JANA BERIS/LA RAZÓN.ES

Ashkelon, 20 de noviembre.- «Esto fue cerca», exclama Dalia, una enfermera en el hospital Barzilai de la ciudad sureña israelí de Ashkelon, al oír un estallido segundos después de la alarma. Se lleva una mano a la boca y otra al pecho y, cuando nota que la observamos, comenta: «Esto no es nuevo… Lo vivimos hace años, pero debo reconocer que no logro acostumbrarme. El sobresalto es constante». A la entrada de la sala de emergencia hay movimiento, con la diferencia que se molesta en llegar solamente la gente que siente que no tiene más remedio.

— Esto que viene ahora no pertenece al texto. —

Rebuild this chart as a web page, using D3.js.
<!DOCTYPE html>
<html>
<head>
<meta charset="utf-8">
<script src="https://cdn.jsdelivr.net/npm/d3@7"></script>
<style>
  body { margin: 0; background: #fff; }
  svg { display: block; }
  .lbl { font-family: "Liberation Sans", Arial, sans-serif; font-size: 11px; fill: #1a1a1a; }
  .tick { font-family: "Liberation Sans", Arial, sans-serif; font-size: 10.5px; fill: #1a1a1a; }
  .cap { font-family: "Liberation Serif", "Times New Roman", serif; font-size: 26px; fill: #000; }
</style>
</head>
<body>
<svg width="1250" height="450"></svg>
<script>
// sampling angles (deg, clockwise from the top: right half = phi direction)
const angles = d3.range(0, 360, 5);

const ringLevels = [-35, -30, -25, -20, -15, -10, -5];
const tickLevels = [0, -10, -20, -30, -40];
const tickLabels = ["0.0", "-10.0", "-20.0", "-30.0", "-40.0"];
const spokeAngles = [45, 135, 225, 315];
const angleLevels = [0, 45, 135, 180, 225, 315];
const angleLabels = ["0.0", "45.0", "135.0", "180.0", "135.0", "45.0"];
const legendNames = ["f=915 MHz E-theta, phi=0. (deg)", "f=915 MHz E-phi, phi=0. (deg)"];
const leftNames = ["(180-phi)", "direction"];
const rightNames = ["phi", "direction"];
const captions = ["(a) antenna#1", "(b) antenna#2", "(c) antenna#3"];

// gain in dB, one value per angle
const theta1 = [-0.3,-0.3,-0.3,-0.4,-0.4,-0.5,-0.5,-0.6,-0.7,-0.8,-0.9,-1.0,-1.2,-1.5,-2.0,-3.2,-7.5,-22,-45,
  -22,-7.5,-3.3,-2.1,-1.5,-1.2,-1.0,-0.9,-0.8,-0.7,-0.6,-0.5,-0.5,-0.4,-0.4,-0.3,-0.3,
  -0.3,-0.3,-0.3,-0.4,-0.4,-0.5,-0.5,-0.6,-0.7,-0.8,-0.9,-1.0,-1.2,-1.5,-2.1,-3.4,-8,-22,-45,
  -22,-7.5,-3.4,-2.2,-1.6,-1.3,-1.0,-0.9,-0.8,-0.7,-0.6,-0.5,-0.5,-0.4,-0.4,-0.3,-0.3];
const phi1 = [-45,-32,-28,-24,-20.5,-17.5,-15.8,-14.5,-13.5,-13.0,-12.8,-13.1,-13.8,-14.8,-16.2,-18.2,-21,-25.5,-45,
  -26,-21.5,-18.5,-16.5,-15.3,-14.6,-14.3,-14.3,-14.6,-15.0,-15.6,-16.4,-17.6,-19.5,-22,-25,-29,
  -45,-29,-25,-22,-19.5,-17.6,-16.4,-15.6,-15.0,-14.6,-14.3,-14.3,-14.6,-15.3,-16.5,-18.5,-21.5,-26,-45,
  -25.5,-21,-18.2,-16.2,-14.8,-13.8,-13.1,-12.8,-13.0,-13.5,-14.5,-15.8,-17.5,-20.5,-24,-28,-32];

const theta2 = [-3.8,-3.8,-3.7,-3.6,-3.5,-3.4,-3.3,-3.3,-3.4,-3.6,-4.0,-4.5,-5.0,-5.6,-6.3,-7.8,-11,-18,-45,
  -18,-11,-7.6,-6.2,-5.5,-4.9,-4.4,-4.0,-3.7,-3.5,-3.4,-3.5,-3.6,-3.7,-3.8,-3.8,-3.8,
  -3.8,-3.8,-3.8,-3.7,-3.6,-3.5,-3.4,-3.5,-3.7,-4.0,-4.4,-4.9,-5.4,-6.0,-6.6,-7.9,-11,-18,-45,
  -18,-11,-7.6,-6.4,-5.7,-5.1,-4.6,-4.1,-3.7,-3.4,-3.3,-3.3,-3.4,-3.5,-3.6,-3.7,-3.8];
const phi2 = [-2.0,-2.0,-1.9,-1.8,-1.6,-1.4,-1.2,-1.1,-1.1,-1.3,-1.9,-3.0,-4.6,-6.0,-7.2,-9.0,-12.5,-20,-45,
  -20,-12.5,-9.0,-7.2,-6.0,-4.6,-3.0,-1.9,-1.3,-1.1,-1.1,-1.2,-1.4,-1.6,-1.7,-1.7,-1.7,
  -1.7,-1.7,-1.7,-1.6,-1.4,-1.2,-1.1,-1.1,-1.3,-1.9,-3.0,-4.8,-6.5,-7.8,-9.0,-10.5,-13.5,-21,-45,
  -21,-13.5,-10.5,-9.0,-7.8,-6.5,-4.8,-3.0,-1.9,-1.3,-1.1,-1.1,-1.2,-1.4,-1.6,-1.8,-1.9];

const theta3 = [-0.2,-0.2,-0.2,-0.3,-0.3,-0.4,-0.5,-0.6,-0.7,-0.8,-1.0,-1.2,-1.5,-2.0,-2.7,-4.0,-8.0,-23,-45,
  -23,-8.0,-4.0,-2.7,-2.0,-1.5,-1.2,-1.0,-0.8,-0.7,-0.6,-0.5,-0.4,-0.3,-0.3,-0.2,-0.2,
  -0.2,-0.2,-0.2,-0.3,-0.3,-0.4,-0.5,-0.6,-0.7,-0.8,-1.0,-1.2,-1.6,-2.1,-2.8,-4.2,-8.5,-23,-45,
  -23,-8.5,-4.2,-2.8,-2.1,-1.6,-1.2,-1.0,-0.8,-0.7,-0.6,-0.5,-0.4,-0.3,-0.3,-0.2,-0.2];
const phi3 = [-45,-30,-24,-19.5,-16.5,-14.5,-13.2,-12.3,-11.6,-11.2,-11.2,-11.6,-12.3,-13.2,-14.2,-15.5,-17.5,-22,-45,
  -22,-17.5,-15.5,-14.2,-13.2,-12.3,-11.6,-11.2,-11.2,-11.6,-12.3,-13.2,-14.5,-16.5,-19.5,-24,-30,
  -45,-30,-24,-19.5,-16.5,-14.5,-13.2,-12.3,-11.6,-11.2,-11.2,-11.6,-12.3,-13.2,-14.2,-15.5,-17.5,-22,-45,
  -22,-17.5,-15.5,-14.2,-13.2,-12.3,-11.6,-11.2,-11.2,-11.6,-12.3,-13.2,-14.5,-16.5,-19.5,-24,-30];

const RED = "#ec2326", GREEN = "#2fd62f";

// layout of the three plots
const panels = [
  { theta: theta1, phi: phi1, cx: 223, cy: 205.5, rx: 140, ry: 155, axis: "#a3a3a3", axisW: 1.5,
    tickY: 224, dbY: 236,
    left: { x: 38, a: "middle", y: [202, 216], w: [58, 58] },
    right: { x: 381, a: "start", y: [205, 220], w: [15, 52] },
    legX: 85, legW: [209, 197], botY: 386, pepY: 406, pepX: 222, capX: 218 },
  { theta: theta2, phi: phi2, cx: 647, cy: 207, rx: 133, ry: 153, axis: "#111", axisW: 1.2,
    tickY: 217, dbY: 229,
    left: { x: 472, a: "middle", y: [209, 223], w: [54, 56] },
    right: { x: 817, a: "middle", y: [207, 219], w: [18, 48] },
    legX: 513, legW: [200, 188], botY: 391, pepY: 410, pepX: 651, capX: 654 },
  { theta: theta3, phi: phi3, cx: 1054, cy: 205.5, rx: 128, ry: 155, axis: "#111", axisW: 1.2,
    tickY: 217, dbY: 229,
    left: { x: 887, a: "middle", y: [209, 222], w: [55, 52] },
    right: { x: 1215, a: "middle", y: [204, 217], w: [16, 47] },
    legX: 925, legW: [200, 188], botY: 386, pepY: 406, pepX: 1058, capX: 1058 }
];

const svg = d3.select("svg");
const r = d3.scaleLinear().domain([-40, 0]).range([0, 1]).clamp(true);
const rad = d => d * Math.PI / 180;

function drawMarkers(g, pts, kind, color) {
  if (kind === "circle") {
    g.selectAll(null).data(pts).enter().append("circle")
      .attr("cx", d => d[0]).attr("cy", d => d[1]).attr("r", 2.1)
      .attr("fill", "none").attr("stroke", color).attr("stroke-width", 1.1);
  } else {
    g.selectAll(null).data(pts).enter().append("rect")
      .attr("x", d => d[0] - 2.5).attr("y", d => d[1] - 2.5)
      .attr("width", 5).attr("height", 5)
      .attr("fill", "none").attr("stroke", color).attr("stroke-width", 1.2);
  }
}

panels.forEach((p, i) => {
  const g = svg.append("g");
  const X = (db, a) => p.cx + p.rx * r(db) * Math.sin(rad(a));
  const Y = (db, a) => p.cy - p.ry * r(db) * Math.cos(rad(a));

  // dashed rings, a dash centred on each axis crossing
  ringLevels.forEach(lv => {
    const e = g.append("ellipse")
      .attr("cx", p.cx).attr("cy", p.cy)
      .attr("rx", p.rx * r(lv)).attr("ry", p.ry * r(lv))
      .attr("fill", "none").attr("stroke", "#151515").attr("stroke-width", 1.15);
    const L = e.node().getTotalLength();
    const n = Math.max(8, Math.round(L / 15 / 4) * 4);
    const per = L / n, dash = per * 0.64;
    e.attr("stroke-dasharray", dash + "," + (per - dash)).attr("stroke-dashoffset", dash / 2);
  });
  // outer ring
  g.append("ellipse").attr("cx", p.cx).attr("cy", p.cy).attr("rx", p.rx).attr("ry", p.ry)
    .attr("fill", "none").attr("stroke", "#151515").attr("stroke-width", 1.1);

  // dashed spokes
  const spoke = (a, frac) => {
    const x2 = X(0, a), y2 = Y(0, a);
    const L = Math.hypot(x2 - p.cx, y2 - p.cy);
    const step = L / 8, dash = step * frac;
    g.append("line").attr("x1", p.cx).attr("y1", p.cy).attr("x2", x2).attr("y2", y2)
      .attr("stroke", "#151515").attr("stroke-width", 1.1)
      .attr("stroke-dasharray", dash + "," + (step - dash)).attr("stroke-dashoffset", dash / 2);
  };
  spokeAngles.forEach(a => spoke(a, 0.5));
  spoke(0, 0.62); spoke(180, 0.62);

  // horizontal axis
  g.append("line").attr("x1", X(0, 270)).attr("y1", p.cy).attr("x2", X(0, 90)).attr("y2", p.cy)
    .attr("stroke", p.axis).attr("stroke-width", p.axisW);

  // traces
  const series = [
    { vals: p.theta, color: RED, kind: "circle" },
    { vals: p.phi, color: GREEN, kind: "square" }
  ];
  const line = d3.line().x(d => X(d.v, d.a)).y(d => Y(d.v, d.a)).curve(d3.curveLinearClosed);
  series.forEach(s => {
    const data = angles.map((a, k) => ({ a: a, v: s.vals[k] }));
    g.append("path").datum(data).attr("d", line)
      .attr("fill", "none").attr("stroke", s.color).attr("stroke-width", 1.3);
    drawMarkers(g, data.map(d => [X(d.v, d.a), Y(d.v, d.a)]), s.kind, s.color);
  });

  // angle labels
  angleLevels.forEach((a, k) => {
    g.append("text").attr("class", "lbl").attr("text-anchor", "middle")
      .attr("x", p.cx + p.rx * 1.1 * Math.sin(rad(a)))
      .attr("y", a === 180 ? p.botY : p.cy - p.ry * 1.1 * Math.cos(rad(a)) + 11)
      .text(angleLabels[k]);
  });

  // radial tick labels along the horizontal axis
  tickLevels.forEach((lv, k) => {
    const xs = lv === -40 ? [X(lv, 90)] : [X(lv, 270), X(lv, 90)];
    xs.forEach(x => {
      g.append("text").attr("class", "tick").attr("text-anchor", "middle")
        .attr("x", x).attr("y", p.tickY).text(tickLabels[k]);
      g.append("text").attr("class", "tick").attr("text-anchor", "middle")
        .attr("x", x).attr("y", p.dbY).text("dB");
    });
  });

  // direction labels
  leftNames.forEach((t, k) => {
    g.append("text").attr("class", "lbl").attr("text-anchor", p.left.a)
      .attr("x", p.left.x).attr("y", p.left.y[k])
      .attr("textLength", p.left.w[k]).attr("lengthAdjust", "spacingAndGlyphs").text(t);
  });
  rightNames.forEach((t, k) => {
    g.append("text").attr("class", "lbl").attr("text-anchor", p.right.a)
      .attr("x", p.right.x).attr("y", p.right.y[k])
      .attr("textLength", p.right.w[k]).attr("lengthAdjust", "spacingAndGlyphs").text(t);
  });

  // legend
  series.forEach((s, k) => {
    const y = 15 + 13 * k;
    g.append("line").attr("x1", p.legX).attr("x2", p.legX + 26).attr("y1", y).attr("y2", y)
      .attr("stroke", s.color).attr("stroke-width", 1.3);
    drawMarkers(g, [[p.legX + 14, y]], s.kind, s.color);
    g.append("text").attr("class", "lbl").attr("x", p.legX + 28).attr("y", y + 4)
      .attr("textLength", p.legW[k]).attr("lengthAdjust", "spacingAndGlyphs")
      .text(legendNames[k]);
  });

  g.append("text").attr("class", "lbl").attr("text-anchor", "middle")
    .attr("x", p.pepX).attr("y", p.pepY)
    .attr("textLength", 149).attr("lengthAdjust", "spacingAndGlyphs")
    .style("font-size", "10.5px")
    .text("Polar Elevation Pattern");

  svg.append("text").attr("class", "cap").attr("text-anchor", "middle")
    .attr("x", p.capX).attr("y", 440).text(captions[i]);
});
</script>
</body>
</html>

Es que el camino mismo hasta el hospital puede ser peligroso por los constantes disparos de misiles desde la franja de Gaza hacia Ashkelon, que no dejan por cierto al «Barzilai» fuera del alcance. Bar, de 13 años, tiene una pierna enyesada. «Me fracturé corriendo al refugio al oír la alarma», dice encogiéndose de hombros.

Se acerca a la salida con su madre, comentando que le da miedo estar fuera si suena la alarma. Dan dos pasos y la sirena vuelve a indicar que otro misil está en camino a Ashkelon. La madre de la jovencita respira aliviada. «Suerte que ocurre cuando aún podíamos resguardarnos». Piensa un segundo, con el rostro serio, y señalando a su hija con las muletas se pregunta retóricamente: «¿Y qué hacemos si hay otra? Así no podemos correr».

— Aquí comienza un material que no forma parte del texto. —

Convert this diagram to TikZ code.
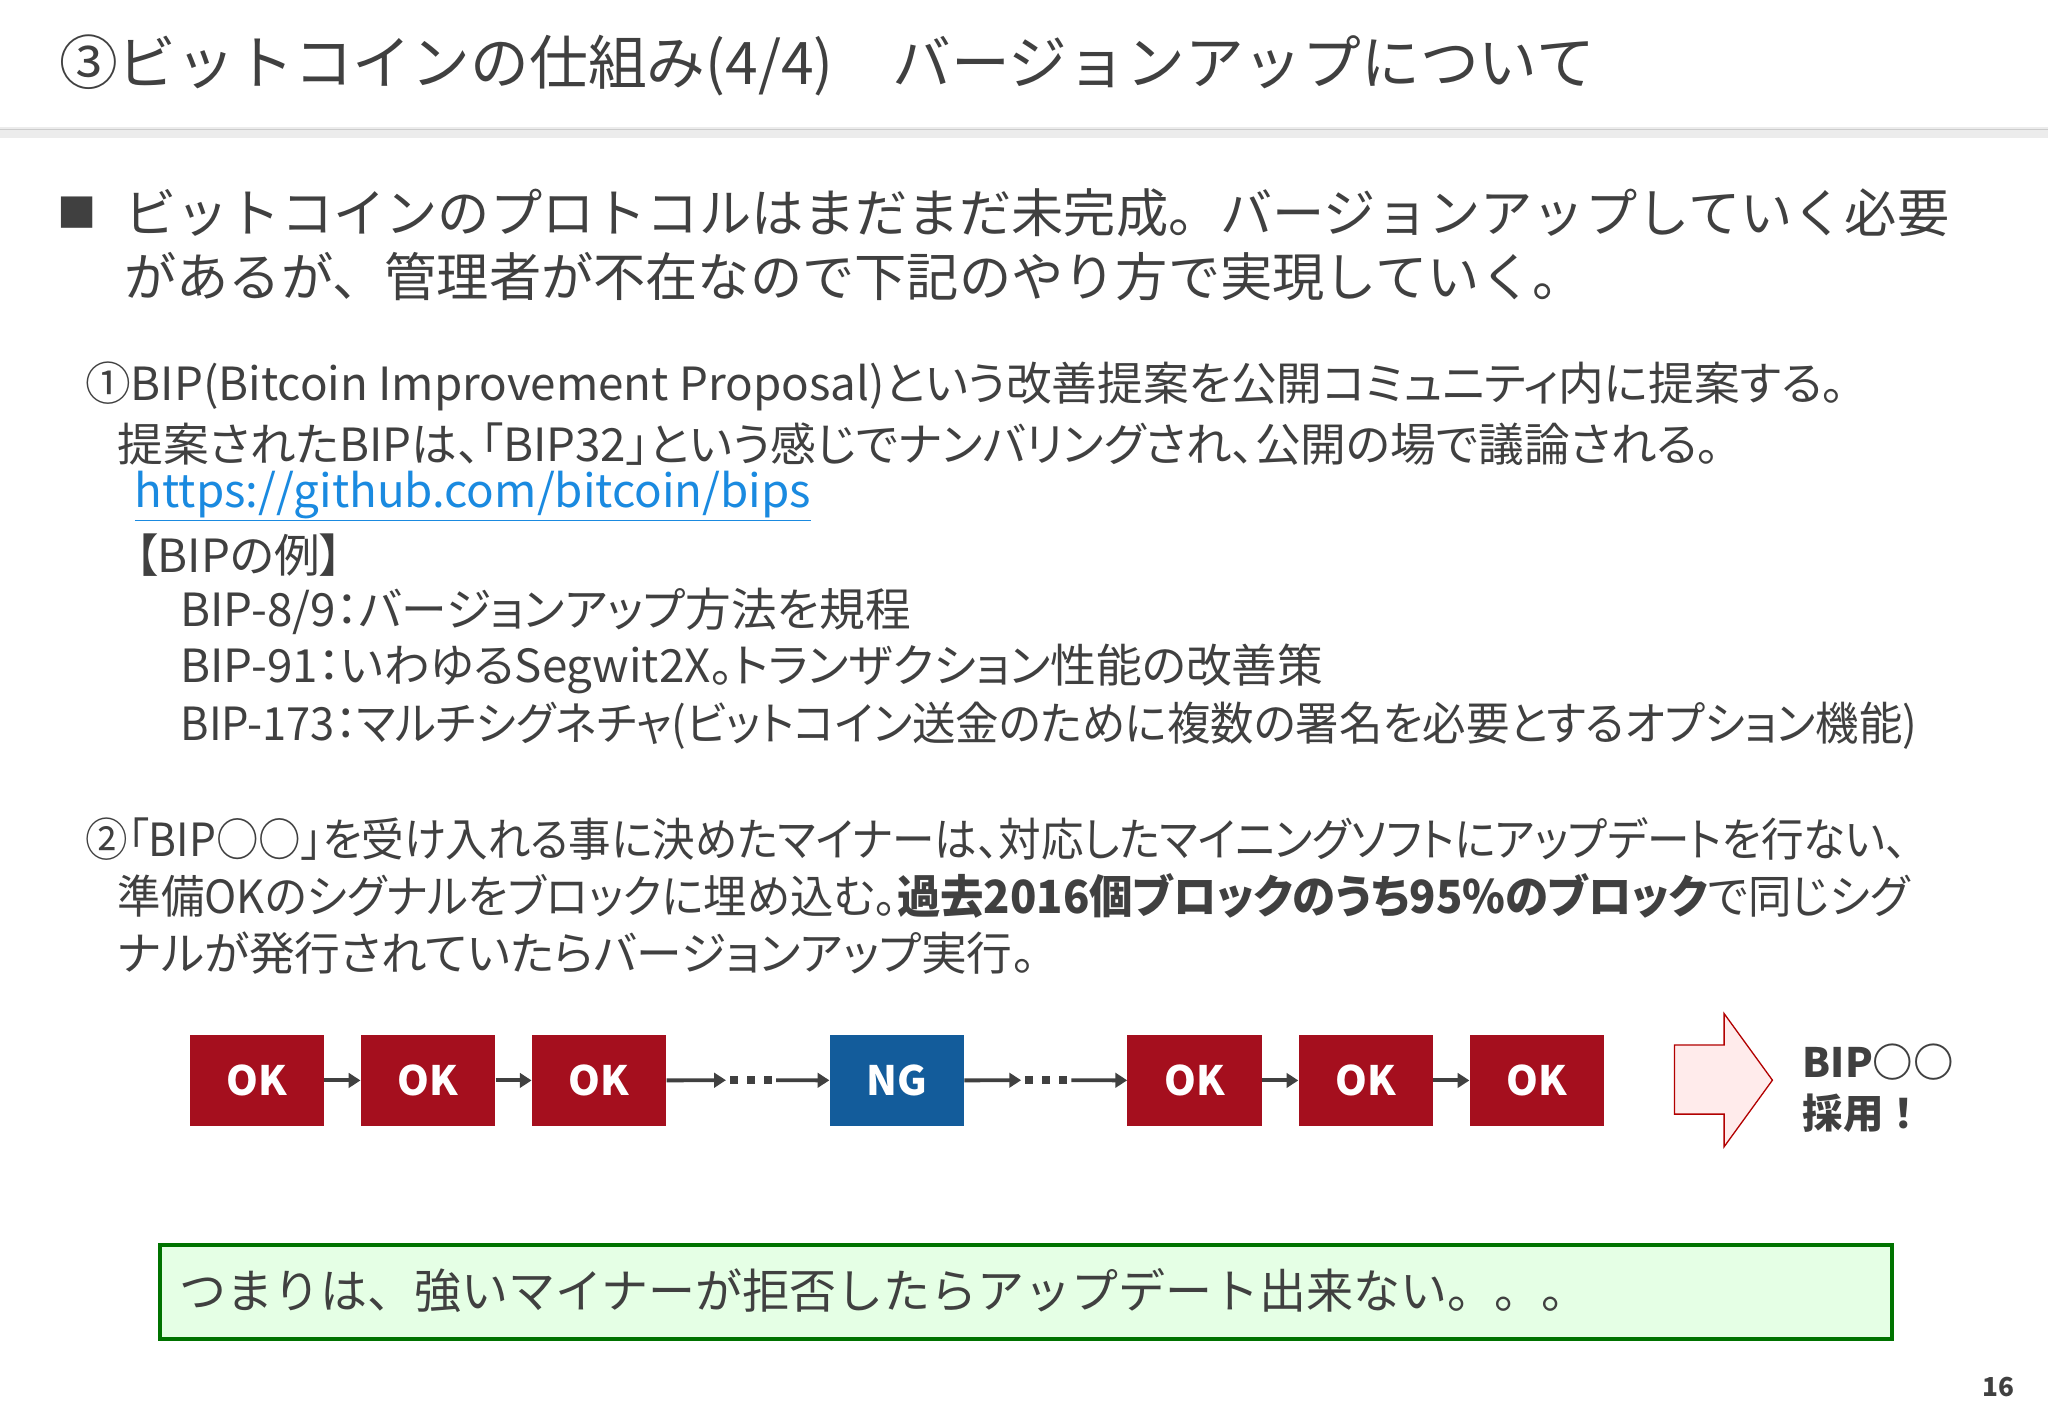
\documentclass[tikz,border=0pt]{standalone}
\usepackage{fontspec}
\usepackage{graphicx}
\setmainfont{Noto Sans CJK JP}
\usetikzlibrary{arrows.meta}
\definecolor{okred}{HTML}{A50F1E}
\definecolor{ngblue}{HTML}{135C9B}
\definecolor{txt}{HTML}{404040}
\definecolor{lnk}{HTML}{1A8AE0}
\newcommand\dotrow{\rule{6pt}{6pt}\hspace{7pt}\rule{6pt}{6pt}\hspace{7pt}\rule{6pt}{6pt}}
\tikzset{
 blk/.style={minimum width=103pt,minimum height=70pt,inner sep=0pt,text=white,font=\fontsize{31}{31}\selectfont\bfseries,anchor=north west},
 ok/.style={blk,fill=okred},
 ng/.style={blk,fill=ngblue},
 con/.style={draw=txt,line width=3pt,-{Triangle[length=9pt,width=11pt]}},
 ln/.style={anchor=west,inner sep=0pt,text=txt},
 big/.style={ln,font=\fontsize{40}{40}\selectfont},
 mid/.style={ln,font=\fontsize{35}{35}\selectfont\addfontfeatures{RawFeature=+palt}},
 dts/.style={inner sep=3pt,text=txt},
}
\begin{document}
\begin{tikzpicture}[x=1pt,y=-1pt]
\useasboundingbox (0,0) rectangle (1568,1086);
\fill[white] (0,0) rectangle (1568,1086);
\node[ln,font=\fontsize{45}{45}\selectfont] (title) at (45,50) {③ビットコインの仕組み(4/4)　バージョンアップについて};
\fill[gray!15] (0,97) rectangle (1568,106);
\draw[gray!40,line width=1pt] (0,99) -- (1568,99);
\node[ln,font=\fontsize{30}{30}\selectfont] (sq) at (44,163) {■};
\node[big] (b1) at (95,163) {ビットコインのプロトコルはまだまだ未完成。バージョンアップしていく必要};
\node[big] (b2) at (95,212) {があるが、管理者が不在なので下記のやり方で実現していく。};
\node[mid] (a1) at (65,296) {①BIP(Bitcoin Improvement Proposal)という改善提案を公開コミュニティ内に提案する。};
\node[mid] (a2) at (90,340) {提案されたBIPは、「BIP32」という感じでナンバリングされ、公開の場で議論される。};
\node[mid,text=lnk] (a3) at (103,380) {\underline{https://github.com/bitcoin/bips}};
\node[mid] (a4) at (103,425) {【BIPの例】};
\node[mid] (a5) at (138,468) {BIP-8/9：バージョンアップ方法を規程};
\node[mid] (a6) at (138,512) {BIP-91：いわゆるSegwit2X。トランザクション性能の改善策};
\node[mid] (a7) at (138,556) {\scalebox{0.95}[1]{BIP-173：マルチシグネチャ(ビットコイン送金のために複数の署名を必要とするオプション機能)}};
\node[mid] (c1) at (65,642) {\scalebox{0.93}[1]{②「BIP○○」を受け入れる事に決めたマイナーは、対応したマイニングソフトにアップデートを行ない、}};
\node[mid] (c2) at (90,686) {\scalebox{0.95}[1]{準備OKのシグナルをブロックに埋め込む。\textbf{過去2016個ブロックのうち95\%のブロック}で同じシグ}};
\node[mid] (c3) at (90,730) {ナルが発行されていたらバージョンアップ実行。};
\node[ok] (k1) at (145,792) {OK};
\node[ok] (k2) at (276,792) {OK};
\node[ok] (k3) at (407,792) {OK};
\node[ng] (n1) at (635,792) {NG};
\node[ok] (k4) at (863,792) {OK};
\node[ok] (k5) at (994,792) {OK};
\node[ok] (k6) at (1125,792) {OK};
\node[dts] (d1) at (575,827) {\dotrow};
\node[dts] (d2) at (801,827) {\dotrow};
\draw[con] (k1) -- (k2);
\draw[con] (k2) -- (k3);
\draw[con] (k3) -- (d1);
\draw[con] (d1) -- (n1);
\draw[con] (n1) -- (d2);
\draw[con] (d2) -- (k4);
\draw[con] (k4) -- (k5);
\draw[con] (k5) -- (k6);
\draw[fill=red!8,draw=red!70!black,line width=1pt] (1282,800) -- (1320,800) -- (1320,776) -- (1357,827) -- (1320,878) -- (1320,853) -- (1282,853) -- cycle;
\node[ln,font=\fontsize{31}{31}\selectfont\bfseries] (r1) at (1380,813) {BIP○○};
\node[ln,font=\fontsize{31}{31}\selectfont\bfseries] (r2) at (1380,852) {採用！};
\node[draw=green!45!black,fill=green!10,line width=3pt,minimum width=1326pt,minimum height=72pt,anchor=north west,inner sep=0pt] (g) at (121,952) {};
\node[ln,font=\fontsize{36}{36}\selectfont] (gt) at (137,988) {つまりは、強いマイナーが拒否したらアップデート出来ない。。。};
\node[inner sep=0pt,font=\fontsize{20}{20}\selectfont\bfseries,text=txt] (pg) at (1530,1062) {16};
\end{tikzpicture}
\end{document}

Dado que la construcción de las instalaciones fortificadas para el hospital aún no ha terminado, la dirección decidió trasladar al piso subterráneo a todos los pacientes con dificultades para movilizarse, como los de diálisis, los niños y los oncológicos. «Es inconcebible, no es normal que un hospital se haya convertido en blanco de misiles», comenta el doctor Pablo Boksemboim, director de la Unidad de Internación Ambulatoria y el Servicio de Anestesiología, quien no logra comprender la situación en la que está envuelta la ciudad a la que llega de Nes Tziona todos los días a trabajar.

«El viaje del hospital a mi casa, que dura media hora, me llevó el otro día más de dos, por todas las veces que tuve que detener el vehículo porque había alarmas y debía correr a buscar refugio», explica con un comprensible gesto amargo. Admite que siente miedo cada vez que le sucede. « No sería natural no sentirlo… y más que nada sabiendo que no siempre uno tiene tiempo de encontrar un lugar donde resguardarse, ya que a veces lo único que puedes hacer es tirarte al suelo, cubrirte la cabeza con las manos y esperar que el misil no te caiga encima».